MacGyver discovered a real treat this summer, a Sunday afternoon, because I still don’t stay up very late, four o’clock to eight o’clock dance fest at the Whiskey River Saloon along the bayou. We drove the Vespa about 30 miles out of Lafayette to a corrugated metal shack leaning jauntily toward the water. Inside, the wood floor was rubbed smooth by years of pounding cowboy boots. The best part, it was all ages, but mostly oldsters. When I say oldsters, I mean older than me oldsters. Feet were flying, stomping, sliding and kicking.
This year MacGyver turned 50 and he celebrated, often. There was the up close inspection of the Yas Marina Formula One race track in Abu Dhabi, United Arab Emirates, the view of the Coca-Cola 600 from a luxury condo above the track, the load that brought us within a one hour Vespa ride of the Austin, Texas Formula One race.
It wasn’t just fun. We advanced our small business by making two big purchases. Early in the year, we added a 51 foot Fontaine step deck trailer to our equipment roster. Instead of paying $170 a week to rent the trailer, we are now paying ourselves $200 a week to pay back our loan from WE Inc. By owning our trailer, we get an extra eight percent of the load.
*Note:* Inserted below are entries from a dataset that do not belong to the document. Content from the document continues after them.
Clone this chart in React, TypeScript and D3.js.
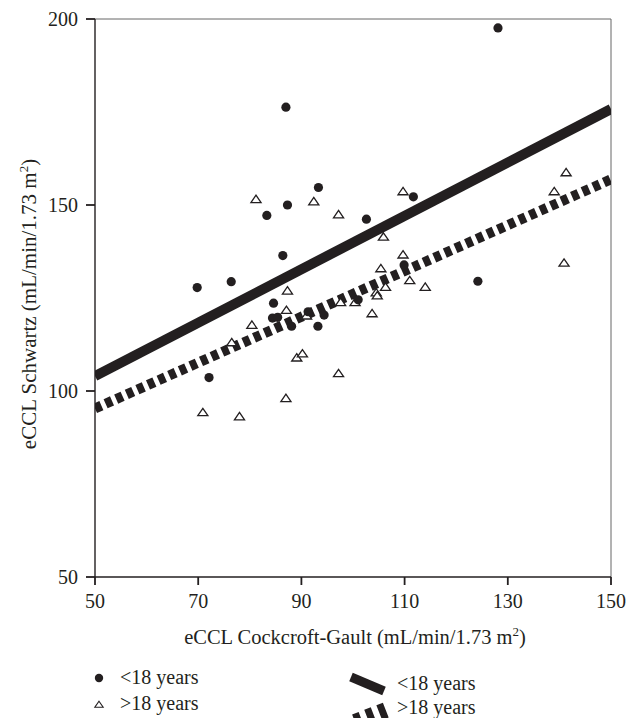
import React from "react";
import * as d3 from "d3";

// <18 years (CG, Schwartz)
const youngCG = [128.1, 87.0, 93.3, 87.3, 83.3, 86.4, 76.4, 69.8, 111.7, 102.6, 109.9, 124.2, 72.1, 84.6, 84.4, 85.4, 88.1, 93.2, 94.4, 91.3, 101.0];
const youngSchwartz = [197.6, 176.3, 154.7, 150.0, 147.2, 136.4, 129.4, 127.8, 152.2, 146.2, 133.9, 129.5, 103.6, 123.6, 119.6, 119.8, 117.4, 117.4, 120.4, 121.3, 124.5];

// >18 years
const adultCG = [81.2, 92.4, 97.2, 87.3, 109.7, 141.3, 139.0, 105.9, 109.7, 105.4, 111.0, 114.0, 106.3, 104.5, 140.9, 104.7, 100.4, 97.6, 103.7, 97.2, 87.1, 80.4, 76.5, 89.1, 90.2, 87.0, 70.9, 78.0, 91.0];
const adultSchwartz = [151.4, 150.8, 147.3, 126.8, 153.5, 158.6, 153.5, 141.3, 136.5, 132.8, 129.6, 127.8, 127.8, 126.3, 134.3, 125.5, 123.7, 123.7, 120.7, 104.6, 121.6, 117.6, 112.9, 108.8, 109.9, 97.9, 94.1, 93.0, 120.1];

// fitted lines
const fitX = [50, 150];
const fitYoung = [104, 175.8];
const fitAdult = [95.3, 156.9];

const xTicks = [50, 70, 90, 110, 130, 150];
const yTicks = [50, 100, 150, 200];

const FONT = "'Liberation Serif', 'Times New Roman', serif";

export default function App() {
  const left = 95, right = 611, top = 19, bottom = 577;
  const x = d3.scaleLinear().domain([50, 150]).range([left, right]);
  const y = d3.scaleLinear().domain([50, 200]).range([bottom, top]);
  const ink = "#231f20";

  const tri = (cx: number, cy: number, s = 4.6) =>
    `M${cx},${cy - s}L${cx + s * 1.1},${cy + s * 0.6}L${cx - s * 1.1},${cy + s * 0.6}Z`;

  return (
    <svg
      width={627}
      height={718}
      style={{ position: "absolute", left: 0, top: 0, background: "#fff" }}
      fontFamily={FONT}
    >
      <defs>
        <clipPath id="plot">
          <rect x={left} y={top} width={right - left} height={bottom - top} />
        </clipPath>
      </defs>

      {/* frame */}
      <line x1={left} x2={right} y1={top} y2={top} stroke="#666" strokeWidth={1} />
      <line x1={right} x2={right} y1={top} y2={bottom} stroke="#666" strokeWidth={1} />
      <line x1={left} x2={left} y1={top} y2={bottom} stroke={ink} strokeWidth={1.4} />
      <line x1={left} x2={right} y1={bottom} y2={bottom} stroke={ink} strokeWidth={1.4} />

      {yTicks.map((t) => (
        <g key={"y" + t}>
          <line x1={left - 9} x2={left} y1={y(t)} y2={y(t)} stroke={ink} strokeWidth={1.8} />
          <text x={left - 17} y={y(t)} dy="0.33em" textAnchor="end" fontSize={20} fill={ink}>
            {t}
          </text>
        </g>
      ))}
      {xTicks.map((t) => (
        <g key={"x" + t}>
          <line x1={x(t)} x2={x(t)} y1={bottom} y2={bottom + 8} stroke={ink} strokeWidth={1.8} />
          <text x={x(t)} y={bottom + 31} textAnchor="middle" fontSize={20} fill={ink}>
            {t}
          </text>
        </g>
      ))}

      <text x={355} y={644} textAnchor="middle" fontSize={20.5} fill={ink}>
        eCCL Cockcroft-Gault (mL/min/1.73 m
        <tspan dy={-8} fontSize={13}>2</tspan>
        <tspan dy={8}>)</tspan>
      </text>
      <text
        transform={`translate(36,304) rotate(-90)`}
        textAnchor="middle"
        fontSize={21}
        fill={ink}
      >
        eCCL Schwartz (mL/min/1.73 m
        <tspan dy={-8} fontSize={13}>2</tspan>
        <tspan dy={8}>)</tspan>
      </text>

      <g clipPath="url(#plot)">
        <line
          x1={x(fitX[0])} y1={y(fitYoung[0])} x2={x(fitX[1])} y2={y(fitYoung[1])}
          stroke={ink} strokeWidth={10}
        />
        <line
          x1={x(fitX[0])} y1={y(fitAdult[0])} x2={x(fitX[1])} y2={y(fitAdult[1])}
          stroke={ink} strokeWidth={10} strokeDasharray="7 4.6"
        />
        {adultCG.map((v, i) => (
          <path key={"a" + i} d={tri(x(v), y(adultSchwartz[i]))} fill="#fff" stroke={ink} strokeWidth={1.3} />
        ))}
        {youngCG.map((v, i) => (
          <circle key={"c" + i} cx={x(v)} cy={y(youngSchwartz[i])} r={4.6} fill={ink} />
        ))}
      </g>

      {/* legend */}
      <circle cx={99} cy={678} r={4.2} fill={ink} />
      <text x={120} y={684} fontSize={20} fill={ink}>&lt;18 years</text>
      <path d={tri(99, 705, 3.8)} fill="#fff" stroke={ink} strokeWidth={1.1} />
      <text x={120} y={710} fontSize={20} fill={ink}>&gt;18 years</text>

      <line x1={351} y1={677} x2={384} y2={691} stroke={ink} strokeWidth={9} />
      <text x={397} y={690} fontSize={20} fill={ink}>&lt;18 years</text>
      <line x1={355} y1={722} x2={386} y2={710} stroke={ink} strokeWidth={16} strokeDasharray="7 6" />
      <text x={397} y={714} fontSize={20} fill={ink}>&gt;18 years</text>
    </svg>
  );
}
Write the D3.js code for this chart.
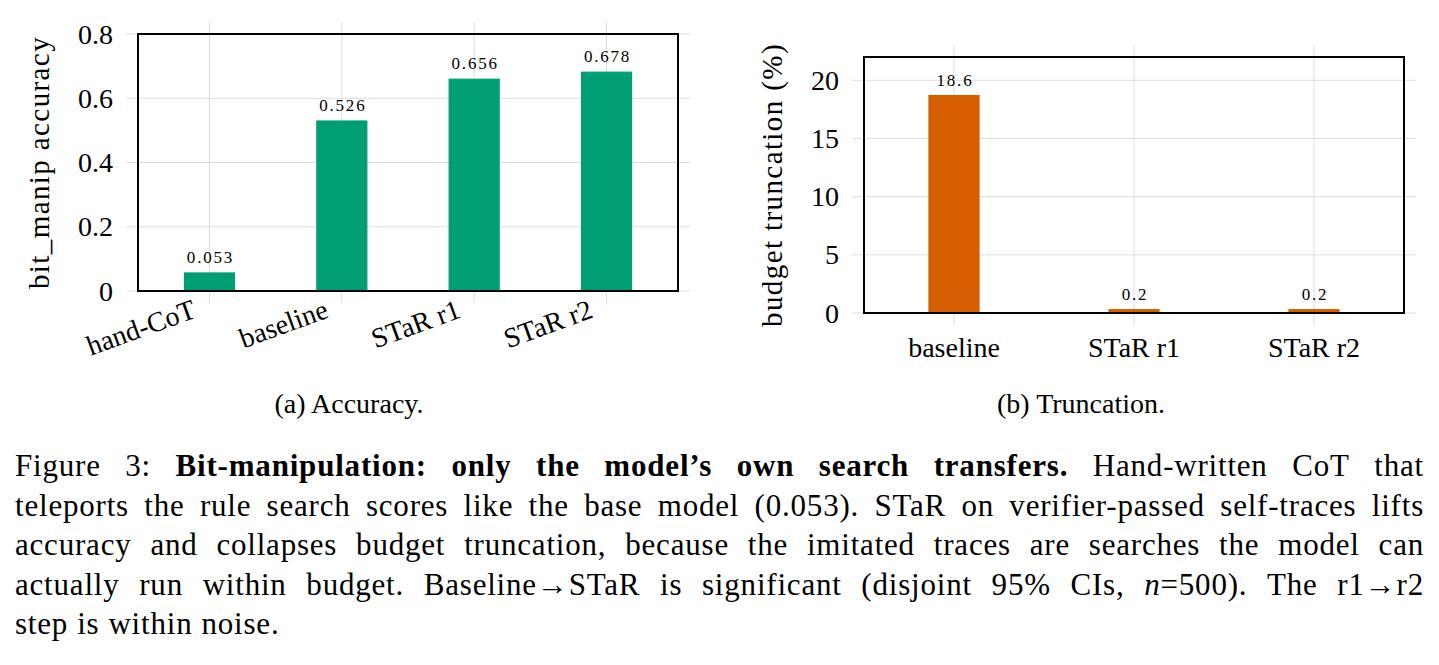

This year I paid ourselves back $8,250 for the trailer purchase and we brought in more than $10,000 in extra revenue. My first priority for 2014 is to finish repaying our savings account.
In November, we added a conestoga-style rolling tarp system to our trailer and loading ramps, costing almost $26,000. The tarp is on a frame. We push the frame and tarp forward to load the trailer, then push it back, cinch it closed and we’re off, saving time and energy. A businesswoman friend calls it a revenue-generating insurance policy. If either one of us gets hurt, it affects our income. We owe our savings $20,000 with interest and it will be repaid at $150 a week for three years.
Most importantly, we again reached our top goal of every year. We deposited our maximum retirement contributions. In my mind, the only money a small businessowner really makes, is the money that is set aside for investing in the future and providing for the business.
My financial plan is simple. Each year I decide how much will go into savings and investments. We have learned to never pay interest to others. I cover the fixed business costs, such as insurance, permits, plates and the variable costs, repairs and maintenance and supplies and then we spend the rest. If we need something for the business and we don’t have the cash, we put off all personal spending. So, the downside, the Marlaina-is-no-fun side, is that there is no exotic winter holiday this winter. We’ll be sitting in Florida, I-know-it-could-be-worse, selling crap on eBay.
Thank you for joining us on our travels this past year.
For 2014, we wish you health, happiness, and success in reaching your goals.